“The Wordy Shipmates” by Sarah Vowell
July 14th, 2011I wanted to re-read Sarah Vowell’s Wordy Shipmates in the wake of Marilynne Robinson’s passionate defense of Calvinism and Puritanism in The Death of Adam, and Margaret Atwood’s dim view of Puritans, on whom she based the theocracy in her dystopic Handmaid’s Tale. Who was right, Robinson or Atwood? I figured I’d read Vowell and see if her book on the Puritans shed any light on the disagreement. And it did.
Vowell writes in a breezy, funny voice that is all the more interesting given the amount of historical fact and the depth of empathy she brings to her subjects, here the Puritans who founded the Massachusetts Bay Colony after departing England in 1630. She quotes Puritan scholar Perry Miller, one of the Handmaid’s Tale dedicatees, as she details who these people were based on their journals and recorded sermons and more. She is writes mainly of Governor John Winthrop, the author of the phrase “we shall be as a city on a hill,” based on a biblical verse in the book of Matthew, but also of Roger Williams, an early proponent of separation of church and state and the founder of Rhode Island, and Anne Hutchinson, who so exasperated the Massachusetts Bay Puritans that they put her on trial and banished her to Rhode Island.
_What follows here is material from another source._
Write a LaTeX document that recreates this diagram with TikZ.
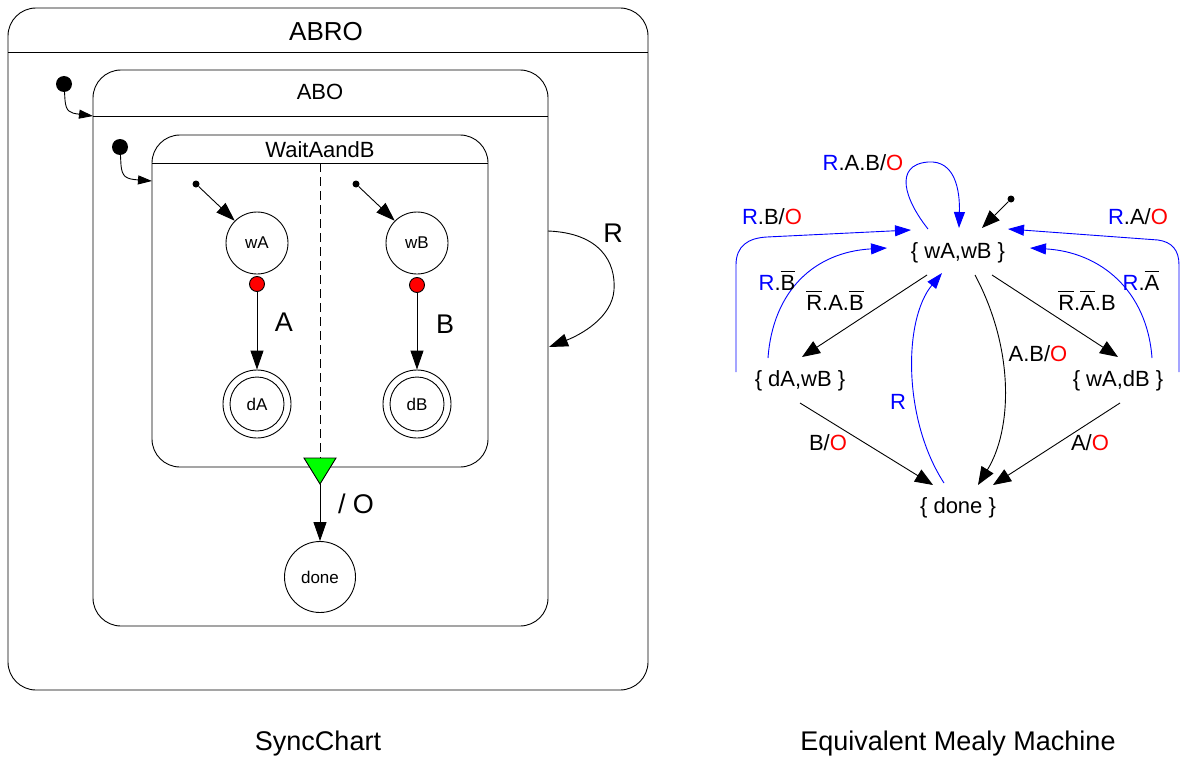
\documentclass[tikz,border=0pt]{standalone}
\usepackage{fontspec}
\setmainfont{Liberation Sans}
\usetikzlibrary{arrows.meta,calc}
\newcommand\fsz[1]{\fontsize{#1}{#1}\selectfont}
\newsavebox\ovlbox
\newcommand\ovl[1]{\sbox\ovlbox{#1}\rlap{\raisebox{\dimexpr\ht\ovlbox+3.5pt\relax}{\rule{\wd\ovlbox}{1pt}}}\usebox\ovlbox}
\newcommand\bR{\textcolor{blue}{R}}
\newcommand\rO{\textcolor{red}{O}}
\begin{document}
\begin{tikzpicture}[x=1pt,y=-1pt,
  ln/.style={line width=0.9pt},
  box/.style={ln,rounded corners=28pt},
  karrL/.style={ln,-{Triangle[length=19pt,width=13pt]}},
  karrS/.style={ln,-{Triangle[length=14pt,width=9pt]}},
  barr/.style={ln,blue,-{Triangle[length=16pt,width=11pt]}},
  marr/.style={ln,-{Triangle[length=18pt,width=14pt]}},
  lab/.style={font=\fsz{22},inner sep=1pt},
  big/.style={font=\fsz{27},inner sep=1pt},
  st/.style={circle,draw,ln,minimum size=62pt,inner sep=0pt,font=\fsz{17}},
  fst/.style={circle,draw,ln,minimum size=68pt,inner sep=0pt,font=\fsz{17}},
  initdot/.style={circle,fill=black,minimum size=16pt,inner sep=0pt},
  smalldot/.style={circle,fill=black,minimum size=7pt,inner sep=0pt},
  reddot/.style={circle,fill=red,draw,ln,minimum size=15pt,inner sep=0pt},
  mstate/.style={font=\fsz{22},inner sep=1pt}
]
\useasboundingbox (0,0) rectangle (1181,760);
% ---------------- SyncChart ----------------
\draw[box] (8,8) rectangle (648,690);
\draw[ln] (8,52) -- (648,52);
\node[font=\fsz{26}] (abro) at (326,32) {ABRO};

\draw[box] (93,70) rectangle (548,626);
\draw[ln] (93,116) -- (548,116);
\node[font=\fsz{22}] (abo) at (320,92) {ABO};

\node[initdot] (i1) at (64,84) {};
\coordinate (i1t) at (93,116);
\draw[karrS] (i1.center) -- (65,100) .. controls (66,112) and (70,113) .. (i1t);

\draw[box] (152,135) rectangle (488,467);
\draw[ln] (152,163) -- (488,163);
\node[font=\fsz{22}] (wab) at (320,150) {WaitAandB};

\node[initdot] (i2) at (120,147) {};
\coordinate (i2t) at (152,181);
\draw[karrS] (i2.center) -- (121,165) .. controls (122,177) and (126,179) .. (i2t);

\coordinate (dtop) at (320,163);
\coordinate (dbot) at (320,458);
\draw[ln,dash pattern=on 9pt off 5pt] (dtop) -- (dbot);

% region A
\node[smalldot] (sa) at (196,184) {};
\node[st] (wA) at (257,243) {wA};
\draw[karrL] (sa) -- (wA.135);
\node[reddot] (ra) at (257,284) {};
\node[fst] (dA) at (257,404) {dA};
\draw[ln] (dA.center) circle (27pt);
\draw[karrL] (ra) -- (dA.north);
\node[big] (la) at (284,322) {A};

% region B
\node[smalldot] (sb) at (356,184) {};
\node[st] (wB) at (417,243) {wB};
\draw[karrL] (sb) -- (wB.135);
\node[reddot] (rb) at (417,285) {};
\node[fst] (dB) at (417,404) {dB};
\draw[ln] (dB.center) circle (27pt);
\draw[karrL] (rb) -- (dB.north);
\node[big] (lb) at (445,324) {B};

% normal termination
\draw[ln,fill=green] (304,458) -- (336,458) -- (320,484) -- cycle;
\coordinate (tri) at (320,484);
\node[circle,draw,ln,minimum size=71pt,inner sep=0pt,font=\fsz{17}] (done) at (320,577) {done};
\draw[karrL] (tri) -- (done.north);
\node[big] (lo) at (356,504) {/ O};

% R transition
\coordinate (rs) at (548,231);
\coordinate (re) at (549,347);
\draw[karrL] (rs) .. controls (600,233) and (616,262) .. (614,290) .. controls (612,318) and (580,335) .. (re);
\node[big] (lr) at (613,233) {R};

\node[font=\fsz{27}] (cap1) at (318,744) {SyncChart};

% ---------------- Mealy machine ----------------
\node[mstate] (s0) at (958,253) {\{ wA,wB \}};
\node[mstate] (s1) at (800,381) {\{ dA,wB \}};
\node[mstate] (s2) at (1118,381) {\{ wA,dB \}};
\node[mstate] (s3) at (958,508) {\{ done \}};

% initial
\node[smalldot] (mi) at (1011,199) {};
\draw[marr] (mi) -- ([shift={(24,-25)}]s0.center);

% self loop
\draw[barr] ([shift={(-30,-24)}]s0.center) .. controls (905,200) and (893,165) .. (928,162) .. controls (955,160) and (960,190) .. ([shift={(1,-25)}]s0.center);
\node[lab] (l1) at (863,163) {\bR.A.B/\rO};

% R.B/O
\draw[barr] ([shift={(-64,-9)}]s1.center) -- (736,265) .. controls (736,246) and (748,238) .. (767,237) -- ([shift={(-47,-23)}]s0.center);
\node[lab] (l2) at (772,217) {\bR.B/\rO};

% R.A/O
\draw[barr] ([shift={(61,-9)}]s2.center) -- (1179,265) .. controls (1179,250) and (1172,242) .. (1158,240) -- ([shift={(50,-24)}]s0.center);
\node[lab] (l3) at (1138,217) {\bR.A/\rO};

% R.Bbar
\draw[barr] ([shift={(-32,-23)}]s1.center) .. controls (773,290) and (815,252) .. ([shift={(-71,-5)}]s0.center);
\node[lab] (l4) at (777,281) {\bR.\ovl{B}};

% R.Abar
\draw[barr] ([shift={(34,-23)}]s2.center) .. controls (1147,290) and (1100,252) .. ([shift={(72,-5)}]s0.center);
\node[lab] (l5) at (1141,281) {\bR.\ovl{A}};

% Rbar.A.Bbar
\draw[marr] ([shift={(-31,22)}]s0.center) -- ([shift={(2,-24)}]s1.center);
\node[lab] (l6) at (835,301) {\ovl{R}.A.\ovl{B}};

% Rbar.Abar.B
\draw[marr] ([shift={(34,22)}]s0.center) -- ([shift={(0,-24)}]s2.center);
\node[lab] (l7) at (1087,301) {\ovl{R}.\ovl{A}.B};

% A.B/O
\draw[marr] ([shift={(17,22)}]s0.center) .. controls (1015,350) and (1012,430) .. ([shift={(20,-23)}]s3.center);
\node[lab] (l8) at (1038,354) {A.B/\rO};

% R
\draw[barr] ([shift={(-14,-25)}]s3.center) .. controls (903,420) and (903,320) .. ([shift={(-16,20)}]s0.center);
\node[lab,blue] (l9) at (898,402) {R};

% B/O
\draw[marr] ([shift={(0,22)}]s1.center) -- ([shift={(-25,-23)}]s3.center);
\node[lab] (l10) at (828,443) {B/\rO};

% A/O
\draw[marr] ([shift={(2,22)}]s2.center) -- ([shift={(35,-23)}]s3.center);
\node[lab] (l11) at (1090,443) {A/\rO};

\node[font=\fsz{27}] (cap2) at (958,744) {Equivalent Mealy Machine};
\end{tikzpicture}
\end{document}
Vowell quotes original texts and scholarship to present a complicated, engaging, and very human portrait of these historical figures. Reading this helped me determine that Atwood is talking about Plymouth puritans, while Robinson is quoting her own translations of John Calvin’s works, centuries before either of these groups. Are the Puritans good or bad? Robinson says good; Atwood says bad; Vowell says, “it’s complicated.” I’m with Vowell.